■ **PROBLEM TO SOLVE**:
From the first line of the data below through the line bearing "154.29, 167.14, 180];", reproduce each line exactly; do not include pictures.
## begin
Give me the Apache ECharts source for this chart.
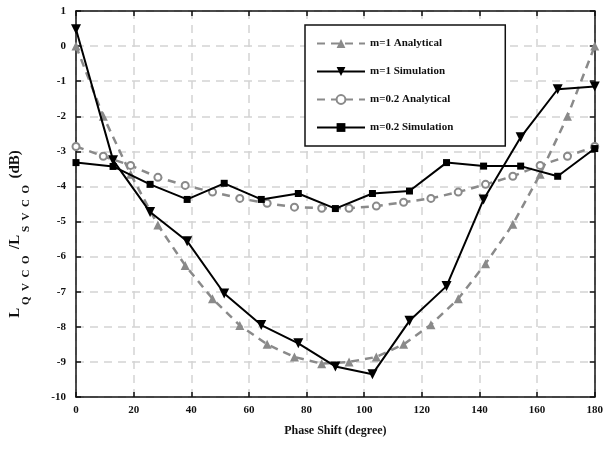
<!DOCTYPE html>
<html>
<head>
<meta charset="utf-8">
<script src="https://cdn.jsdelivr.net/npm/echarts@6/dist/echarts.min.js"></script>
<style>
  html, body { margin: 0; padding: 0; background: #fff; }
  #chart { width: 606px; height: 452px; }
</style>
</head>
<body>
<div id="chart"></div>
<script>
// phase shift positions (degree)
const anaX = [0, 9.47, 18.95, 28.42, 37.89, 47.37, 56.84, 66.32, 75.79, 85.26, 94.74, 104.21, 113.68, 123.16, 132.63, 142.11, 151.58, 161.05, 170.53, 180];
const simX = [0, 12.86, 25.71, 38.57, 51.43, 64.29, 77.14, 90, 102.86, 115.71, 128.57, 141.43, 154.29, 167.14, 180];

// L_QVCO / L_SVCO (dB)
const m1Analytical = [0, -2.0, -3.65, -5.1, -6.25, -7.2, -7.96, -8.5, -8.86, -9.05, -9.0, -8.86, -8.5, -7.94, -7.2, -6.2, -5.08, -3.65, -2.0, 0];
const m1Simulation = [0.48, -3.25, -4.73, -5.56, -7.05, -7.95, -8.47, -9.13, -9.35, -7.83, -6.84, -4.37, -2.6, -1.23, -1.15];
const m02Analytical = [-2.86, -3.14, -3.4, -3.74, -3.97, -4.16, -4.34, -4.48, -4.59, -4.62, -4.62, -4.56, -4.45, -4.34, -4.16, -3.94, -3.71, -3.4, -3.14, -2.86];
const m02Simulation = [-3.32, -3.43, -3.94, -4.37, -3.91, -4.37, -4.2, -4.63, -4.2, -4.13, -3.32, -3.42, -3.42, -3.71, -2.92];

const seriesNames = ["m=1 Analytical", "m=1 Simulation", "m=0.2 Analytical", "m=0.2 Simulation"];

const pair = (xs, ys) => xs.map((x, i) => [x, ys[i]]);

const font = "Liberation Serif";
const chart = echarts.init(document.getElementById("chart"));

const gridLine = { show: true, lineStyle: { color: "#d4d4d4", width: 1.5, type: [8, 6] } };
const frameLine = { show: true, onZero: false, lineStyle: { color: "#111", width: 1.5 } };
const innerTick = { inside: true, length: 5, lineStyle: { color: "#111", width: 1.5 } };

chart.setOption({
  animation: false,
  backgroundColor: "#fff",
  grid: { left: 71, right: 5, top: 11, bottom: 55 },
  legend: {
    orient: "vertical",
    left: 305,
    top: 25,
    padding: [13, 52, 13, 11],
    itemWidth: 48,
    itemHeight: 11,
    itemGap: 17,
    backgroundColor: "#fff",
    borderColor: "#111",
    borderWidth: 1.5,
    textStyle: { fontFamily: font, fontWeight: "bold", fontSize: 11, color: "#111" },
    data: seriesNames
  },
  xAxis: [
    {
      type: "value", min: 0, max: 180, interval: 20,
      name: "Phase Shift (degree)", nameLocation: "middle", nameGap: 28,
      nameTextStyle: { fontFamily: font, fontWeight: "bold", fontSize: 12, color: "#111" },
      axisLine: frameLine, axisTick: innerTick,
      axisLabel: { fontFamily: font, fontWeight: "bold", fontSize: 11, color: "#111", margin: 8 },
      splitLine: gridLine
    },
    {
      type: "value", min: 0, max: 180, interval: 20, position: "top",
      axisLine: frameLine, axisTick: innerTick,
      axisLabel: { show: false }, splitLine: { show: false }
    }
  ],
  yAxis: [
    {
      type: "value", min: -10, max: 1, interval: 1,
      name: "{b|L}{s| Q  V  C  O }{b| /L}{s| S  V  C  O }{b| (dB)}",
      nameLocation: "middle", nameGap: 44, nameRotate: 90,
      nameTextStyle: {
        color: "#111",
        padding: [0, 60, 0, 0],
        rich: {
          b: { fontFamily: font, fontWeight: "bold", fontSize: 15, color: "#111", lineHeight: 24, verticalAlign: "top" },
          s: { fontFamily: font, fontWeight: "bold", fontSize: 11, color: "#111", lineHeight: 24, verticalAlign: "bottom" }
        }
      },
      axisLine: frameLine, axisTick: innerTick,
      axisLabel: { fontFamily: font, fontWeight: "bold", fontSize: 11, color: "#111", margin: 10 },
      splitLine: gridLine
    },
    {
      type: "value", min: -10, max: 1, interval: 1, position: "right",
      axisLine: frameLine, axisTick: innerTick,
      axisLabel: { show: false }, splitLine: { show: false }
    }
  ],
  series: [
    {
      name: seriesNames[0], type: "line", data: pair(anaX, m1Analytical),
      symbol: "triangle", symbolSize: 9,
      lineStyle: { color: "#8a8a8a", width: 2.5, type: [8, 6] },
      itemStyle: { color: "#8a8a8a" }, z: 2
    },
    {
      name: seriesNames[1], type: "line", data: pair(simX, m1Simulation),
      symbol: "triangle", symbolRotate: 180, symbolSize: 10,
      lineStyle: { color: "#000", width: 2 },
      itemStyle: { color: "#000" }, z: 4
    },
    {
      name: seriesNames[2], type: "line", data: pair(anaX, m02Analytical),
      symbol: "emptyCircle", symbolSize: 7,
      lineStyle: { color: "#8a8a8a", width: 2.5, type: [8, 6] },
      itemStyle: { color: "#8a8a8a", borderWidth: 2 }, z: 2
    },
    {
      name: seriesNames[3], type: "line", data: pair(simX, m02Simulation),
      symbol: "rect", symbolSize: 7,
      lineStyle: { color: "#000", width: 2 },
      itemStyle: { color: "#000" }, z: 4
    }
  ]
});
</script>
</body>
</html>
## end
■ **CORRECT OUTPUT**:
Give me the Apache ECharts source for this chart.
<!DOCTYPE html>
<html>
<head>
<meta charset="utf-8">
<script src="https://cdn.jsdelivr.net/npm/echarts@6/dist/echarts.min.js"></script>
<style>
  html, body { margin: 0; padding: 0; background: #fff; }
  #chart { width: 606px; height: 452px; }
</style>
</head>
<body>
<div id="chart"></div>
<script>
// phase shift positions (degree)
const anaX = [0, 9.47, 18.95, 28.42, 37.89, 47.37, 56.84, 66.32, 75.79, 85.26, 94.74, 104.21, 113.68, 123.16, 132.63, 142.11, 151.58, 161.05, 170.53, 180];
const simX = [0, 12.86, 25.71, 38.57, 51.43, 64.29, 77.14, 90, 102.86, 115.71, 128.57, 141.43, 154.29, 167.14, 180];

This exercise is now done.